### Information shown

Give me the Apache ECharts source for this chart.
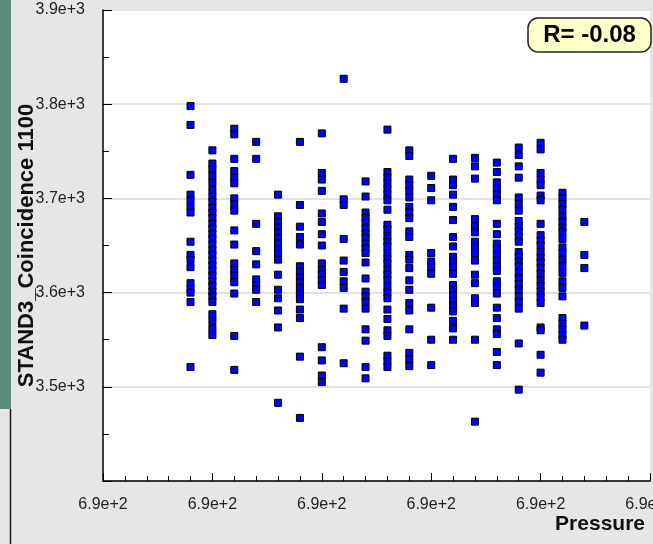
<!DOCTYPE html>
<html>
<head>
<meta charset="utf-8">
<script src="https://cdn.jsdelivr.net/npm/echarts@6/dist/echarts.min.js"></script>
<style>
html,body{margin:0;padding:0;background:#e6e6e6;}
#chart{width:653px;height:544px;}
</style>
</head>
<body>
<div id="chart"></div>
<script>
// Pressure of each measurement group (x)
const pressures = [689.68, 689.70, 689.72, 689.74, 689.76, 689.78, 689.80, 689.82, 689.84, 689.86,
                   689.88, 689.90, 689.92, 689.94, 689.96, 689.98, 690.00, 690.02, 690.04];
// STAND3_Coincidence 1100 values for each pressure group (y)
const col01 = [3798, 3778, 3725, 3704, 3698, 3691, 3685, 3654, 3640, 3635, 3627, 3610, 3604, 3600, 3590, 3521];
const col02 = [3751, 3737, 3731, 3724, 3717, 3709, 3702, 3696, 3690, 3685, 3679, 3673, 3668, 3662, 3657, 3651, 3645, 3640, 3634, 3629, 3623, 3618, 3612, 3607, 3601, 3596, 3590, 3577, 3570, 3562, 3555];
const col03 = [3774, 3768, 3742, 3729, 3722, 3716, 3700, 3694, 3687, 3666, 3651, 3631, 3624, 3618, 3611, 3599, 3554, 3518];
const col04 = [3760, 3742, 3673, 3644, 3630, 3614, 3608, 3603, 3590];
const col05 = [3704, 3681, 3675, 3669, 3664, 3658, 3652, 3646, 3640, 3635, 3619, 3603, 3594, 3581, 3563, 3483];
const col06 = [3760, 3693, 3670, 3659, 3651, 3628, 3622, 3616, 3611, 3605, 3599, 3593, 3582, 3573, 3532, 3467];
const col07 = [3769, 3727, 3720, 3708, 3684, 3675, 3662, 3650, 3631, 3624, 3619, 3613, 3608, 3542, 3528, 3512, 3505];
const col08 = [3827, 3699, 3693, 3657, 3634, 3622, 3612, 3605, 3583, 3525];
const col09 = [3718, 3702, 3685, 3679, 3674, 3668, 3663, 3658, 3652, 3647, 3642, 3632, 3615, 3601, 3596, 3590, 3583, 3561, 3549, 3521, 3509];
const col10 = [3773, 3728, 3722, 3716, 3710, 3704, 3698, 3688, 3672, 3667, 3660, 3654, 3649, 3642, 3636, 3631, 3624, 3619, 3613, 3606, 3600, 3594, 3582, 3572, 3560, 3554, 3533, 3527, 3521];
const col11 = [3751, 3745, 3720, 3714, 3708, 3701, 3691, 3685, 3679, 3665, 3659, 3640, 3635, 3626, 3613, 3603, 3589, 3581, 3561, 3536, 3529, 3522];
const col12 = [3724, 3711, 3698, 3642, 3633, 3627, 3620, 3584, 3550, 3523];
const col13 = [3742, 3720, 3714, 3704, 3691, 3677, 3659, 3649, 3638, 3633, 3627, 3620, 3608, 3603, 3597, 3591, 3586, 3580, 3570, 3562, 3550];
const col14 = [3743, 3734, 3721, 3678, 3670, 3664, 3654, 3648, 3642, 3634, 3619, 3610, 3594, 3589, 3550, 3463];
const col15 = [3738, 3728, 3717, 3710, 3704, 3698, 3673, 3662, 3652, 3646, 3640, 3634, 3628, 3623, 3612, 3606, 3599, 3584, 3573, 3561, 3556, 3537, 3523];
const col16 = [3754, 3746, 3734, 3722, 3701, 3694, 3687, 3676, 3670, 3665, 3659, 3654, 3643, 3638, 3633, 3628, 3621, 3615, 3609, 3603, 3596, 3590, 3583, 3546, 3497];
const col17 = [3759, 3752, 3727, 3720, 3714, 3703, 3698, 3673, 3661, 3655, 3650, 3643, 3637, 3632, 3626, 3620, 3613, 3607, 3601, 3595, 3589, 3563, 3560, 3534, 3515];
const col18 = [3706, 3700, 3694, 3688, 3681, 3675, 3669, 3664, 3657, 3648, 3642, 3635, 3628, 3621, 3612, 3605, 3596, 3573, 3567, 3561, 3555, 3550];
const col19 = [3675, 3640, 3626, 3565];
const groups = [col01, col02, col03, col04, col05, col06, col07, col08, col09, col10,
                col11, col12, col13, col14, col15, col16, col17, col18, col19];
const rLabel = 'R= -0.08';
const xName = 'Pressure';
const yName = 'STAND3_Coincidence 1100';

const points = [];
groups.forEach((g, i) => g.forEach(v => points.push([pressures[i], v])));

const fmt = v => Number(v).toExponential(1);
const FONT = '"Liberation Sans", Arial, sans-serif';

const chart = echarts.init(document.getElementById('chart'), null, {renderer: 'canvas'});
chart.setOption({
  animation: false,
  backgroundColor: '#e6e6e6',
  grid: {left: 103, top: 10, right: 3, bottom: 63, show: true, backgroundColor: '#ffffff', borderWidth: 0, outerBoundsMode: 'none'},
  xAxis: {
    type: 'value', min: 689.6, max: 690.1, interval: 0.1,
    name: xName, nameLocation: 'end', nameGap: -5, nameMoveOverlap: false,
    nameTextStyle: {fontFamily: FONT, fontWeight: 'bold', fontSize: 21, color: '#111', align: 'right', verticalAlign: 'top', padding: [33, 0, 0, 0]},
    axisLine: {show: true, onZero: false, lineStyle: {color: '#000', width: 1.5}},
    axisTick: {show: true, inside: true, length: 8, lineStyle: {color: '#000', width: 1}},
    minorTick: {show: true, splitNumber: 5, length: 5, lineStyle: {color: '#000', width: 1}},
    splitLine: {show: false},
    axisLabel: {formatter: fmt, fontFamily: FONT, fontSize: 16, color: '#222', margin: 16, showMaxLabel: true, showMinLabel: true}
  },
  yAxis: {
    type: 'value', min: 3400, max: 3900, interval: 100,
    name: yName, nameLocation: 'middle', nameGap: 65, nameMoveOverlap: false,
    nameTextStyle: {fontFamily: FONT, fontWeight: 'bold', fontSize: 22, color: '#111'},
    axisLine: {show: true, onZero: false, lineStyle: {color: '#000', width: 1.5}},
    axisTick: {show: true, inside: true, length: 9, lineStyle: {color: '#000', width: 1}},
    minorTick: {show: true, splitNumber: 2, length: 6, lineStyle: {color: '#000', width: 1}},
    splitLine: {show: true, lineStyle: {color: '#e2e2e2', width: 2}},
    axisLabel: {formatter: v => (v === 3400 ? '' : fmt(v)), fontFamily: FONT, fontSize: 16, color: '#222', margin: 18}
  },
  series: [{
    type: 'scatter',
    data: points,
    symbol: 'rect',
    symbolSize: 7,
    itemStyle: {color: '#0000ff', borderColor: '#000', borderWidth: 1, opacity: 1}
  }],
  graphic: [
    {type: 'rect', shape: {x: 0, y: 0, width: 11, height: 409}, style: {fill: '#5f8a7e'}, z: 100},
    {type: 'line', shape: {x1: 10.5, y1: 409, x2: 10.5, y2: 544}, style: {stroke: '#1a1a1a', lineWidth: 1.5}, z: 100},
    {type: 'rect', shape: {x: 528, y: 18, width: 123, height: 34, r: 10}, style: {fill: '#ffffc8', stroke: '#222', lineWidth: 1.5}, z: 100},
    {type: 'text', x: 589.5, y: 35, style: {text: rLabel, fontFamily: FONT, fontWeight: 'bold', fontSize: 24, fill: '#000', align: 'center', verticalAlign: 'middle'}, z: 101}
  ]
});
</script>
</body>
</html>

### Aim
Restate the whole of the material word for word without the pictures.

### The solution
Give me the Apache ECharts source for this chart.
<!DOCTYPE html>
<html>
<head>
<meta charset="utf-8">
<script src="https://cdn.jsdelivr.net/npm/echarts@6/dist/echarts.min.js"></script>
<style>
html,body{margin:0;padding:0;background:#e6e6e6;}
#chart{width:653px;height:544px;}
</style>
</head>
<body>
<div id="chart"></div>
<script>
// Pressure of each measurement group (x)
const pressures = [689.68, 689.70, 689.72, 689.74, 689.76, 689.78, 689.80, 689.82, 689.84, 689.86,
                   689.88, 689.90, 689.92, 689.94, 689.96, 689.98, 690.00, 690.02, 690.04];
// STAND3_Coincidence 1100 values for each pressure group (y)
const col01 = [3798, 3778, 3725, 3704, 3698, 3691, 3685, 3654, 3640, 3635, 3627, 3610, 3604, 3600, 3590, 3521];
const col02 = [3751, 3737, 3731, 3724, 3717, 3709, 3702, 3696, 3690, 3685, 3679, 3673, 3668, 3662, 3657, 3651, 3645, 3640, 3634, 3629, 3623, 3618, 3612, 3607, 3601, 3596, 3590, 3577, 3570, 3562, 3555];
const col03 = [3774, 3768, 3742, 3729, 3722, 3716, 3700, 3694, 3687, 3666, 3651, 3631, 3624, 3618, 3611, 3599, 3554, 3518];
const col04 = [3760, 3742, 3673, 3644, 3630, 3614, 3608, 3603, 3590];
const col05 = [3704, 3681, 3675, 3669, 3664, 3658, 3652, 3646, 3640, 3635, 3619, 3603, 3594, 3581, 3563, 3483];
const col06 = [3760, 3693, 3670, 3659, 3651, 3628, 3622, 3616, 3611, 3605, 3599, 3593, 3582, 3573, 3532, 3467];
const col07 = [3769, 3727, 3720, 3708, 3684, 3675, 3662, 3650, 3631, 3624, 3619, 3613, 3608, 3542, 3528, 3512, 3505];
const col08 = [3827, 3699, 3693, 3657, 3634, 3622, 3612, 3605, 3583, 3525];
const col09 = [3718, 3702, 3685, 3679, 3674, 3668, 3663, 3658, 3652, 3647, 3642, 3632, 3615, 3601, 3596, 3590, 3583, 3561, 3549, 3521, 3509];
const col10 = [3773, 3728, 3722, 3716, 3710, 3704, 3698, 3688, 3672, 3667, 3660, 3654, 3649, 3642, 3636, 3631, 3624, 3619, 3613, 3606, 3600, 3594, 3582, 3572, 3560, 3554, 3533, 3527, 3521];
const col11 = [3751, 3745, 3720, 3714, 3708, 3701, 3691, 3685, 3679, 3665, 3659, 3640, 3635, 3626, 3613, 3603, 3589, 3581, 3561, 3536, 3529, 3522];
const col12 = [3724, 3711, 3698, 3642, 3633, 3627, 3620, 3584, 3550, 3523];
const col13 = [3742, 3720, 3714, 3704, 3691, 3677, 3659, 3649, 3638, 3633, 3627, 3620, 3608, 3603, 3597, 3591, 3586, 3580, 3570, 3562, 3550];
const col14 = [3743, 3734, 3721, 3678, 3670, 3664, 3654, 3648, 3642, 3634, 3619, 3610, 3594, 3589, 3550, 3463];
const col15 = [3738, 3728, 3717, 3710, 3704, 3698, 3673, 3662, 3652, 3646, 3640, 3634, 3628, 3623, 3612, 3606, 3599, 3584, 3573, 3561, 3556, 3537, 3523];
const col16 = [3754, 3746, 3734, 3722, 3701, 3694, 3687, 3676, 3670, 3665, 3659, 3654, 3643, 3638, 3633, 3628, 3621, 3615, 3609, 3603, 3596, 3590, 3583, 3546, 3497];
const col17 = [3759, 3752, 3727, 3720, 3714, 3703, 3698, 3673, 3661, 3655, 3650, 3643, 3637, 3632, 3626, 3620, 3613, 3607, 3601, 3595, 3589, 3563, 3560, 3534, 3515];
const col18 = [3706, 3700, 3694, 3688, 3681, 3675, 3669, 3664, 3657, 3648, 3642, 3635, 3628, 3621, 3612, 3605, 3596, 3573, 3567, 3561, 3555, 3550];
const col19 = [3675, 3640, 3626, 3565];
const groups = [col01, col02, col03, col04, col05, col06, col07, col08, col09, col10,
                col11, col12, col13, col14, col15, col16, col17, col18, col19];
const rLabel = 'R= -0.08';
const xName = 'Pressure';
const yName = 'STAND3_Coincidence 1100';

const points = [];
groups.forEach((g, i) => g.forEach(v => points.push([pressures[i], v])));

const fmt = v => Number(v).toExponential(1);
const FONT = '"Liberation Sans", Arial, sans-serif';

const chart = echarts.init(document.getElementById('chart'), null, {renderer: 'canvas'});
chart.setOption({
  animation: false,
  backgroundColor: '#e6e6e6',
  grid: {left: 103, top: 10, right: 3, bottom: 63, show: true, backgroundColor: '#ffffff', borderWidth: 0, outerBoundsMode: 'none'},
  xAxis: {
    type: 'value', min: 689.6, max: 690.1, interval: 0.1,
    name: xName, nameLocation: 'end', nameGap: -5, nameMoveOverlap: false,
    nameTextStyle: {fontFamily: FONT, fontWeight: 'bold', fontSize: 21, color: '#111', align: 'right', verticalAlign: 'top', padding: [33, 0, 0, 0]},
    axisLine: {show: true, onZero: false, lineStyle: {color: '#000', width: 1.5}},
    axisTick: {show: true, inside: true, length: 8, lineStyle: {color: '#000', width: 1}},
    minorTick: {show: true, splitNumber: 5, length: 5, lineStyle: {color: '#000', width: 1}},
    splitLine: {show: false},
    axisLabel: {formatter: fmt, fontFamily: FONT, fontSize: 16, color: '#222', margin: 16, showMaxLabel: true, showMinLabel: true}
  },
  yAxis: {
    type: 'value', min: 3400, max: 3900, interval: 100,
    name: yName, nameLocation: 'middle', nameGap: 65, nameMoveOverlap: false,
    nameTextStyle: {fontFamily: FONT, fontWeight: 'bold', fontSize: 22, color: '#111'},
    axisLine: {show: true, onZero: false, lineStyle: {color: '#000', width: 1.5}},
    axisTick: {show: true, inside: true, length: 9, lineStyle: {color: '#000', width: 1}},
    minorTick: {show: true, splitNumber: 2, length: 6, lineStyle: {color: '#000', width: 1}},
    splitLine: {show: true, lineStyle: {color: '#e2e2e2', width: 2}},
    axisLabel: {formatter: v => (v === 3400 ? '' : fmt(v)), fontFamily: FONT, fontSize: 16, color: '#222', margin: 18}
  },
  series: [{
    type: 'scatter',
    data: points,
    symbol: 'rect',
    symbolSize: 7,
    itemStyle: {color: '#0000ff', borderColor: '#000', borderWidth: 1, opacity: 1}
  }],
  graphic: [
    {type: 'rect', shape: {x: 0, y: 0, width: 11, height: 409}, style: {fill: '#5f8a7e'}, z: 100},
    {type: 'line', shape: {x1: 10.5, y1: 409, x2: 10.5, y2: 544}, style: {stroke: '#1a1a1a', lineWidth: 1.5}, z: 100},
    {type: 'rect', shape: {x: 528, y: 18, width: 123, height: 34, r: 10}, style: {fill: '#ffffc8', stroke: '#222', lineWidth: 1.5}, z: 100},
    {type: 'text', x: 589.5, y: 35, style: {text: rLabel, fontFamily: FONT, fontWeight: 'bold', fontSize: 24, fill: '#000', align: 'center', verticalAlign: 'middle'}, z: 101}
  ]
});
</script>
</body>
</html>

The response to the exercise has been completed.